Di tutti questi mali il Finzi voleva liberare gli ebrei, voleva scaricarli di tanti pesi, demolire quanto vi è stato costruito. Voleva dimostrare come da un’iniziale questione di carattere religioso, gli ebrei erano ritenuti colpevoli di aver ucciso il figlio di Dio, si fosse giunti col tempo alla negazione della loro razza. Invece ovunque si fossero trovati in seguito alla famosa dispersione erano vissuti insieme, pari ad ogni altra gente, del loro lavoro cioè, avevano conosciuto anche la miseria, avevano dato al mondo menti tra le più illuminate nelle arti e nelle scienze.

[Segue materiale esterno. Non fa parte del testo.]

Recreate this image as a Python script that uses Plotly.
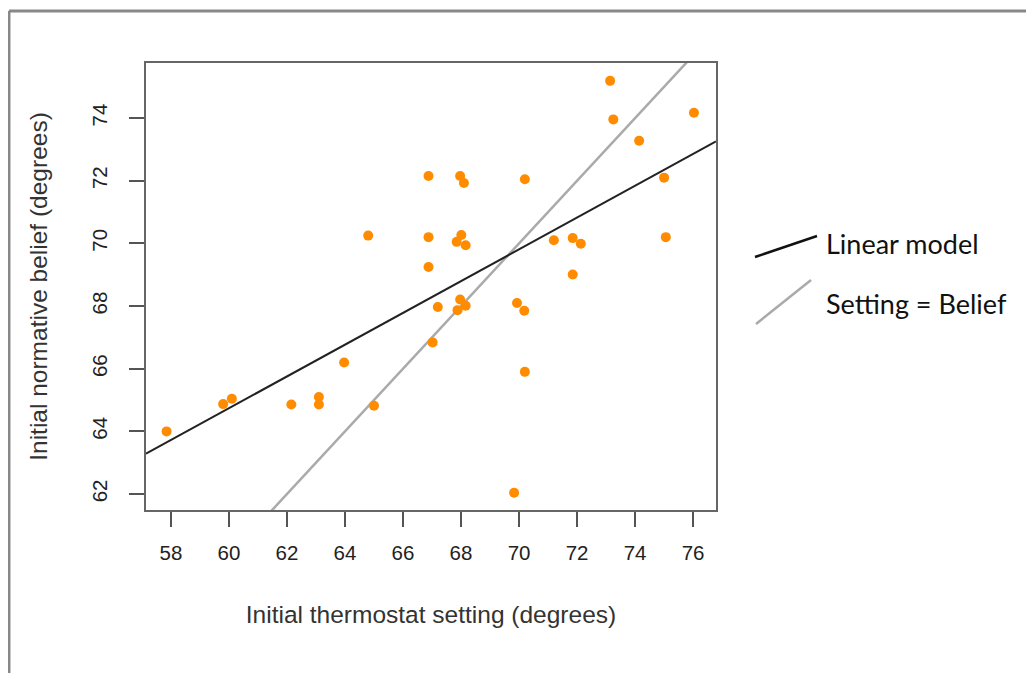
import numpy as np
import plotly.graph_objects as go

# Data
setting = [57.85, 59.8, 60.1, 62.15, 63.1, 63.1, 63.97, 65.0, 64.8, 66.88, 66.88, 66.88,
           67.02, 67.2, 67.97, 68.1, 68.01, 67.85, 68.16, 67.97, 67.88, 68.16, 69.93, 70.18,
           70.2, 69.83, 70.2, 71.2, 71.85, 72.13, 71.85, 73.14, 73.25, 74.14, 75.0, 75.06, 76.03]
belief = [64.0, 64.87, 65.04, 64.86, 65.1, 64.86, 66.2, 64.82, 70.25, 72.15, 70.2, 69.25,
          66.84, 67.97, 72.15, 71.93, 70.27, 70.05, 69.94, 68.21, 67.87, 68.01, 68.1, 67.85,
          65.9, 62.04, 72.05, 70.1, 70.17, 69.99, 69.01, 75.19, 73.96, 73.28, 72.1, 70.2, 74.17]

x_ticks = [58, 60, 62, 64, 66, 68, 70, 72, 74, 76]
y_ticks = [62, 64, 66, 68, 70, 72, 74]
x_range = [57.14, 76.79]
y_range = [61.49, 75.76]

legend_labels = ["Linear model", "Setting = Belief"]

slope, intercept = np.polyfit(setting, belief, 1)
line_x = np.array(x_range)
lm_y = intercept + slope * line_x
id_y = line_x

fig = go.Figure()
fig.add_trace(go.Scatter(x=line_x, y=id_y, mode="lines",
                         line=dict(color="#aaaaaa", width=2.5), showlegend=False,
                         hoverinfo="skip"))
fig.add_trace(go.Scatter(x=line_x, y=lm_y, mode="lines",
                         line=dict(color="#222222", width=2), showlegend=False,
                         hoverinfo="skip"))
fig.add_trace(go.Scatter(x=setting, y=belief, mode="markers",
                         marker=dict(color="#ff8c00", size=10, line=dict(width=0)),
                         showlegend=False))

axis_common = dict(showgrid=False, zeroline=False, showline=True, mirror=True,
                   linecolor="#666666", linewidth=1.5, ticks="outside", ticklen=15,
                   tickcolor="#555555", tickwidth=1.5,
                   tickfont=dict(family="Liberation Sans", size=20.5, color="#222222"))

fig.update_xaxes(range=x_range, tickvals=x_ticks, ticklabelstandoff=9,
                 title=dict(text="Initial thermostat setting (degrees)",
                            font=dict(family="Liberation Sans", size=24.5, color="#333333"),
                            standoff=43),
                 **axis_common)
fig.update_yaxes(range=y_range, tickvals=y_ticks, tickangle=-90, ticklabelstandoff=14,
                 title=dict(text="Initial normative belief (degrees)",
                            font=dict(family="Liberation Sans", size=24.5, color="#333333"),
                            standoff=33),
                 **axis_common)

shapes = [
    # legend glyphs
    dict(type="line", xref="paper", yref="paper", x0=1.0684, y0=0.566, x1=1.1772, y1=0.613,
         line=dict(color="#111111", width=2.5)),
    dict(type="line", xref="paper", yref="paper", x0=1.0702, y0=0.4161, x1=1.1667, y1=0.5145,
         line=dict(color="#aaaaaa", width=2.5)),
    # outer frame (left and top visible)
    dict(type="line", xref="paper", yref="paper", x0=-0.2404, y0=-0.40, x1=-0.2404, y1=1.1163,
         line=dict(color="#888888", width=3)),
    dict(type="line", xref="paper", yref="paper", x0=-0.2404, y0=1.1163, x1=1.60, y1=1.1163,
         line=dict(color="#888888", width=3)),
]

annotations = [
    dict(text=legend_labels[0], xref="paper", yref="paper", x=1.189, y=0.597,
         xanchor="left", yanchor="middle", showarrow=False,
         font=dict(family="Lato", size=27, color="#111111")),
    dict(text=legend_labels[1], xref="paper", yref="paper", x=1.189, y=0.463,
         xanchor="left", yanchor="middle", showarrow=False,
         font=dict(family="Lato", size=27, color="#111111")),
]

# the page adds an 8px body margin, so the margins compensate for it
fig.update_layout(width=1026, height=665, margin=dict(l=138, r=318, t=55, b=163),
                  paper_bgcolor="white", plot_bgcolor="white",
                  shapes=shapes, annotations=annotations)

fig.write_html("out.html")
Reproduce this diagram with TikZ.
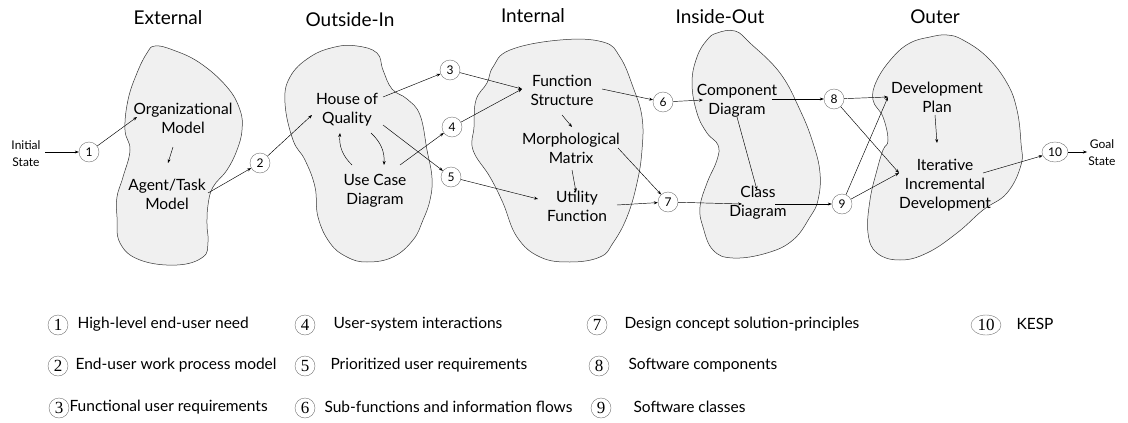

Per arrivare alla verità Finzi aveva tanto studiato la storia ebraica e nel libro l’ha esposta in ogni particolare, l’ha corredata di documenti, testimonianze, citazioni.
Altre volte, con altre opere, aveva trattato dell’argomento ma stavolta aveva pensato di farlo trasformandolo in una lezione per ragazzi, in un racconto. Aveva pensato che a differenza di opere più impegnative questa poteva riuscire meglio, questa poteva essere la volta buona.